Dataset:

(begin)

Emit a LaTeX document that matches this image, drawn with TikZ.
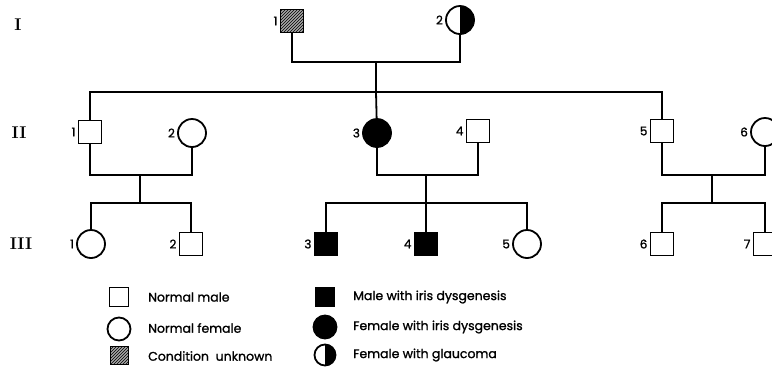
\documentclass[tikz,border=0pt]{standalone}
\usepackage{fontspec}
\newfontfamily\pedfont{Poppins}[FakeBold=1.2]
\usetikzlibrary{patterns}

\tikzset{
  person/.style={draw, line width=1.8pt, inner sep=0pt},
  male/.style={person, rectangle, minimum size=23pt},
  female/.style={person, circle, minimum size=28pt},
  affected/.style={fill=black},
  unknown/.style={fill=gray!70, postaction={pattern=north east lines}},
  glaucoma/.style={path picture={\fill[black] (path picture bounding box.north) rectangle (path picture bounding box.south east);}},
  num/.style={font=\pedfont\fontsize{12}{12}\selectfont, inner sep=0pt},
  gen/.style={font=\bfseries\fontsize{17}{17}\selectfont},
  link/.style={line width=1.8pt},
  keytext/.style={anchor=west, inner sep=0pt, font=\pedfont\fontsize{12.5}{12.5}\selectfont},
  label distance=2pt
}

\begin{document}
\begin{tikzpicture}[x=1pt, y=-1pt]
    \useasboundingbox (0,0) rectangle (772,373);
    \clip (0,0) rectangle (772,373);

    % Generation numbers
    \node[gen] (g1) at (18,25) {I};
    \node[gen] (g2) at (19,133) {II};
    \node[gen] (g3) at (21,244) {III};

    % Generation I
    \node[male, unknown, label={[num]left:1}] (i1) at (292,21) {};
    \node[female, glaucoma, label={[num]left:2}] (i2) at (460,20) {};
    \coordinate (m1) at (376,62);
    \coordinate (s1) at (376,92);

    % Generation II
    \node[male, label={[num]left:1}] (ii1) at (90,132) {};
    \node[female, label={[num]left:2}] (ii2) at (192,133) {};
    \node[female, affected, label={[num]left:3}] (ii3) at (377,133) {};
    \node[male, label={[num]left:4}] (ii4) at (478,131) {};
    \node[male, label={[num]left:5}] (ii5) at (662,131) {};
    \node[female, label={[num]left:6}] (ii6) at (765,132) {};
    \coordinate (m21) at (140,175);
    \coordinate (s21) at (140,203);
    \coordinate (m23) at (426,175);
    \coordinate (s23) at (426,203);
    \coordinate (m25) at (712,175);
    \coordinate (s25) at (712,203);

    % Generation III
    \node[female, label={[num]left:1}] (iii1) at (91,244) {};
    \node[male, label={[num]left:2}] (iii2) at (191,244) {};
    \node[male, affected, label={[num]left:3}] (iii3) at (326,244) {};
    \node[male, affected, label={[num]left:4}] (iii4) at (426,244) {};
    \node[female, label={[num]left:5}] (iii5) at (527,244) {};
    \node[male, label={[num]left:6}] (iii6) at (662,244) {};
    \node[male, label={[num]left:7}] (iii7) at (765,244) {};

    % Lines of descent
    \draw[link] (i1) |- (m1) -| (i2);
    \draw[link] (m1) -- (s1);
    \draw[link] (ii1) |- (s1) -| (ii5);
    \draw[link] (s1) -- (ii3);

    \draw[link] (ii1) |- (m21) -| (ii2);
    \draw[link] (m21) -- (s21);
    \draw[link] (iii1) |- (s21) -| (iii2);

    \draw[link] (ii3) |- (m23) -| (ii4);
    \draw[link] (m23) -- (s23);
    \draw[link] (iii3) |- (s23) -| (iii5);
    \draw[link] (s23) -- (iii4);

    \draw[link] (ii5) |- (m25) -| (ii6);
    \draw[link] (m25) -- (s25);
    \draw[link] (iii6) |- (s25) -| (iii7);

    % Key
    \node[male, minimum size=19pt] (k1) at (119,297) {};
    \node[female, minimum size=23pt] (k2) at (119,329) {};
    \node[male, unknown, minimum size=18pt, line width=1pt] (k3) at (119,355) {};
    \node[male, affected, minimum size=19pt] (k4) at (325,297) {};
    \node[female, affected, minimum size=23pt] (k5) at (325,327) {};
    \node[female, glaucoma, minimum size=21pt] (k6) at (325,355) {};

    \node[keytext] (t1) at (148,297) {Normal male};
    \node[keytext] (t2) at (148,328) {Normal female};
    \node[keytext] (t3) at (148,356) {Condition\ \ unknown};
    \node[keytext] (t4) at (353,297) {Male with iris dysgenesis};
    \node[keytext] (t5) at (353,327) {Female with iris dysgenesis};
    \node[keytext] (t6) at (353,355) {Female with glaucoma};
\end{tikzpicture}
\end{document}
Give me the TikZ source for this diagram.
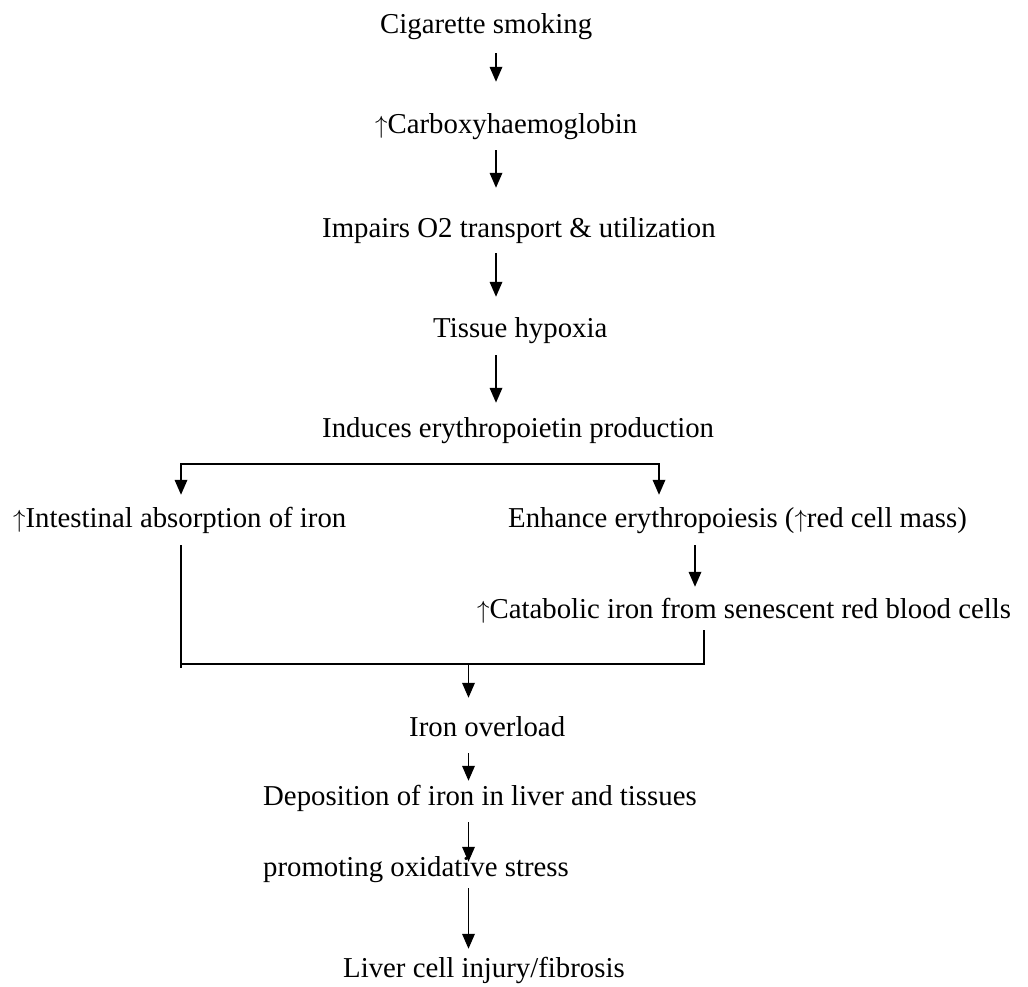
\documentclass[tikz,border=0pt]{standalone}
\usepackage{fontspec}
\setmainfont{Liberation Serif}
\usetikzlibrary{arrows.meta}
\newcommand{\upar}{\ensuremath{\uparrow}}
\begin{document}
\begin{tikzpicture}[x=1pt,y=-1pt,
  lbl/.style={anchor=base west, inner sep=0pt, text height=20pt, text depth=7pt,
              font=\fontsize{28.8}{34}\selectfont},
  conn/.style={line width=1.8pt},
  arr/.style={conn, -{Triangle[length=15pt,width=12.5pt]}}]
\useasboundingbox (0,0) rectangle (1028,986);
% nodes
\node[lbl] (cig) at (380,33) {Cigarette smoking};
\node[lbl] (carb) at (375,133) {\upar Carboxyhaemoglobin};
\node[lbl] (imp) at (322,237) {Impairs O2 transport \& utilization};
\node[lbl] (tis) at (433,337) {Tissue hypoxia};
\node[lbl] (ind) at (322,437) {Induces erythropoietin production};
\node[lbl] (int) at (13,527) {\upar Intestinal absorption of iron};
\node[lbl] (enh) at (508,527) {Enhance erythropoiesis (\upar red cell mass)};
\node[lbl] (cat) at (477,618) {\upar Catabolic iron from senescent red blood cells};
\node[lbl] (iron) at (409,736) {Iron overload};
\node[lbl] (dep) at (263,805) {Deposition of iron in liver and tissues};
\node[lbl] (prom) at (263,876) {promoting oxidative stress};
\node[lbl] (liv) at (343,977) {Liver cell injury/fibrosis};
% columns and junctions
\coordinate (colA) at (496,0);
\coordinate (colB) at (468.5,0);
\coordinate (colE) at (695,0);
\coordinate (bl) at (181,464);
\coordinate (br) at (659,464);
\coordinate (jl) at (181,664);
\coordinate (jlend) at (181,668);
\coordinate (jr) at (704,664);
\coordinate (jm) at (468.5,664);
% main chain
\draw[arr, shorten <=13pt, shorten >=31pt] (cig.south -| colA) -- (carb.north -| colA);
\draw[arr, shorten <=10pt, shorten >=29pt] (carb.south -| colA) -- (imp.north -| colA);
\draw[arr, shorten <=9pt, shorten >=20pt] (imp.south -| colA) -- (tis.north -| colA);
\draw[arr, shorten <=11pt, shorten >=14pt] (tis.south -| colA) -- (ind.north -| colA);
% branch
\draw[arr, shorten >=12pt] (br) -- (bl) -- (int.north -| bl);
\draw[arr, shorten >=12pt] (bl) -- (br) -- (enh.north -| br);
\draw[arr, shorten <=11pt, shorten >=11pt] (enh.south -| colE) -- (cat.north -| colE);
% merge
\draw[conn, shorten <=11pt] (int.south -| jl) -- (jlend);
\draw[conn, shorten >=5pt] (jl) -- (jr) -- (cat.south -| jr);
\draw[arr, shorten >=18pt] (jm) -- (iron.north -| jm);
% lower chain
\draw[arr, shorten <=10pt, shorten >=4pt] (iron.south -| colB) -- (dep.north -| colB);
\draw[arr, shorten <=10pt, shorten >=-6pt] (dep.south -| colB) -- (prom.north -| colB);
\draw[arr, shorten <=5pt, shorten >=8pt] (prom.south -| colB) -- (liv.north -| colB);
\end{tikzpicture}
\end{document}
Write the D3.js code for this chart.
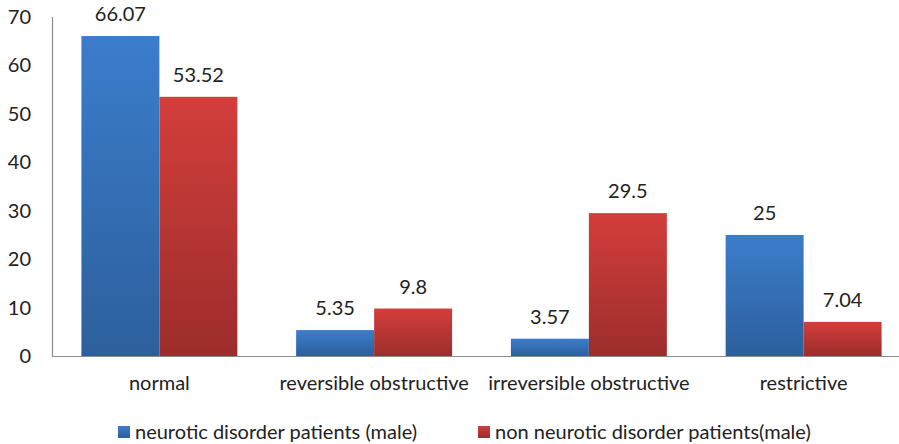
<!DOCTYPE html>
<html><head><meta charset="utf-8">
<script src="https://cdn.jsdelivr.net/npm/d3@7"></script>
<style>body{margin:0;background:#fff}svg{display:block}</style>
</head><body>
<script>
const categories = ["normal", "reversible obstructive", "irreversible obstructive", "restrictive"];
const seriesNames = ["neurotic disorder patients (male)", "non neurotic disorder patients(male)"];
const neurotic = [66.07, 5.35, 3.57, 25];
const nonNeurotic = [53.52, 9.8, 29.5, 7.04];
const valueLabels = [["66.07","5.35","3.57","25"],["53.52","9.8","29.5","7.04"]];
const yTicks = [0,10,20,30,40,50,60,70];

const W = 899, H = 444;
const font = "Lato, sans-serif";
const fs = 20;
const svg = d3.select("body").append("svg").attr("width", W).attr("height", H);
const defs = svg.append("defs");
const grads = [["gBlue","#3b7dcc","#2d5f9c"],["gRed","#d33e3b","#9c2d2b"]];
grads.forEach(([id,c1,c2])=>{
  const g = defs.append("linearGradient").attr("id",id).attr("x1",0).attr("y1",0).attr("x2",0).attr("y2",1);
  g.append("stop").attr("offset","0%").attr("stop-color",c1);
  g.append("stop").attr("offset","100%").attr("stop-color",c2);
});

const x0 = 52, x1 = 911, yBase = 356, yTop = 17;
const x = d3.scaleBand().domain(categories).range([x0, x1]).paddingInner(0).paddingOuter(0);
const y = d3.scaleLinear().domain([0,70]).range([yBase, yTop]);
const inner = d3.scaleBand().domain([0,1]).range([0, x.bandwidth()]).paddingInner(0).paddingOuter(0.377);

const series = [neurotic, nonNeurotic];
series.forEach((vals, si) => {
  svg.append("g").selectAll("rect").data(vals).enter().append("rect")
    .attr("x", (d,i)=> x(categories[i]) + inner(si))
    .attr("width", inner.bandwidth())
    .attr("y", d=> y(d))
    .attr("height", d=> y(0)-y(d))
    .attr("fill", `url(#${grads[si][0]})`);
  svg.append("g").selectAll("text").data(vals).enter().append("text")
    .attr("x", (d,i)=> x(categories[i]) + inner(si) + inner.bandwidth()/2)
    .attr("y", d=> y(d) - 15)
    .attr("text-anchor","middle")
    .attr("font-family", font).attr("font-size", fs).attr("fill","#222")
    .text((d,i)=> valueLabels[si][i]);
});

// axes
svg.append("line").attr("x1",x0).attr("x2",W).attr("y1",yBase+0.5).attr("y2",yBase+0.5).attr("stroke","#8c8c8c").attr("stroke-width",1.2);
svg.append("line").attr("x1",x0+0.5).attr("x2",x0+0.5).attr("y1",yTop).attr("y2",yBase).attr("stroke","#8c8c8c").attr("stroke-width",1.2);

svg.append("g").selectAll("text").data(yTicks).enter().append("text")
  .attr("x", 31).attr("y", d=> y(d)+7)
  .attr("text-anchor","end").attr("font-family",font).attr("font-size",fs).attr("fill","#222")
  .text(d=>d);

svg.append("g").selectAll("text").data(categories).enter().append("text")
  .attr("x", d=> x(d)+x.bandwidth()/2).attr("y", 390)
  .attr("text-anchor","middle").attr("font-family",font).attr("font-size",fs).attr("fill","#222")
  .text(d=>d);

// legend
const legX = [118, 478];
seriesNames.forEach((n,i)=>{
  svg.append("rect").attr("x",legX[i]).attr("y",426).attr("width",12).attr("height",12).attr("fill",`url(#${grads[i][0]})`);
  svg.append("text").attr("x",legX[i]+17).attr("y",439).attr("font-family",font).attr("font-size",fs).attr("fill","#222").text(n);
});
</script>
</body></html>
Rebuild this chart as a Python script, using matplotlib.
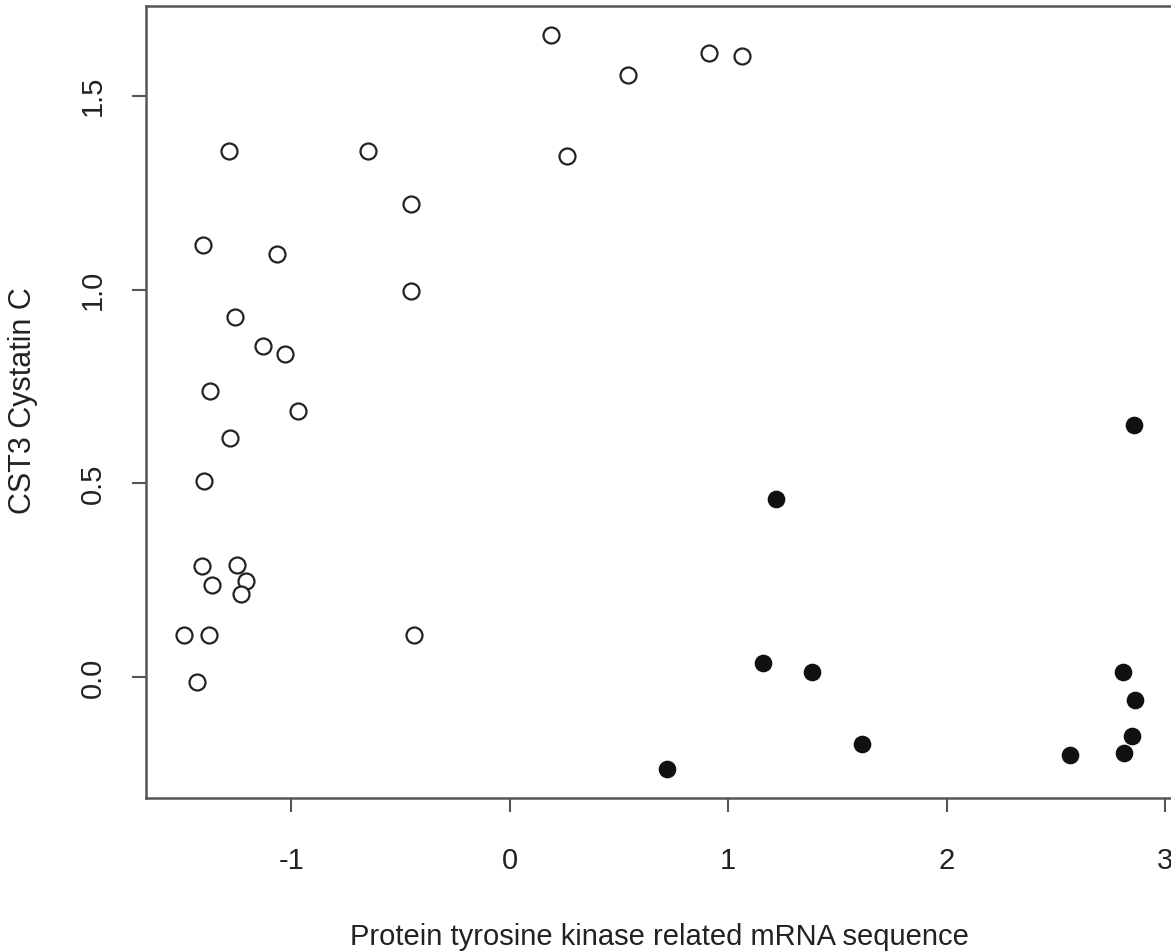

(end)

Exercise brief: Starting with the first line of the data above and ending with the line containing "(s1) at (376,92);", please restate every line exactly, leaving images out.

Task answer:
Emit a LaTeX document that matches this image, drawn with TikZ.
\documentclass[tikz,border=0pt]{standalone}
\usepackage{fontspec}
\newfontfamily\pedfont{Poppins}[FakeBold=1.2]
\usetikzlibrary{patterns}

\tikzset{
  person/.style={draw, line width=1.8pt, inner sep=0pt},
  male/.style={person, rectangle, minimum size=23pt},
  female/.style={person, circle, minimum size=28pt},
  affected/.style={fill=black},
  unknown/.style={fill=gray!70, postaction={pattern=north east lines}},
  glaucoma/.style={path picture={\fill[black] (path picture bounding box.north) rectangle (path picture bounding box.south east);}},
  num/.style={font=\pedfont\fontsize{12}{12}\selectfont, inner sep=0pt},
  gen/.style={font=\bfseries\fontsize{17}{17}\selectfont},
  link/.style={line width=1.8pt},
  keytext/.style={anchor=west, inner sep=0pt, font=\pedfont\fontsize{12.5}{12.5}\selectfont},
  label distance=2pt
}

\begin{document}
\begin{tikzpicture}[x=1pt, y=-1pt]
    \useasboundingbox (0,0) rectangle (772,373);
    \clip (0,0) rectangle (772,373);

    % Generation numbers
    \node[gen] (g1) at (18,25) {I};
    \node[gen] (g2) at (19,133) {II};
    \node[gen] (g3) at (21,244) {III};

    % Generation I
    \node[male, unknown, label={[num]left:1}] (i1) at (292,21) {};
    \node[female, glaucoma, label={[num]left:2}] (i2) at (460,20) {};
    \coordinate (m1) at (376,62);
    \coordinate (s1) at (376,92);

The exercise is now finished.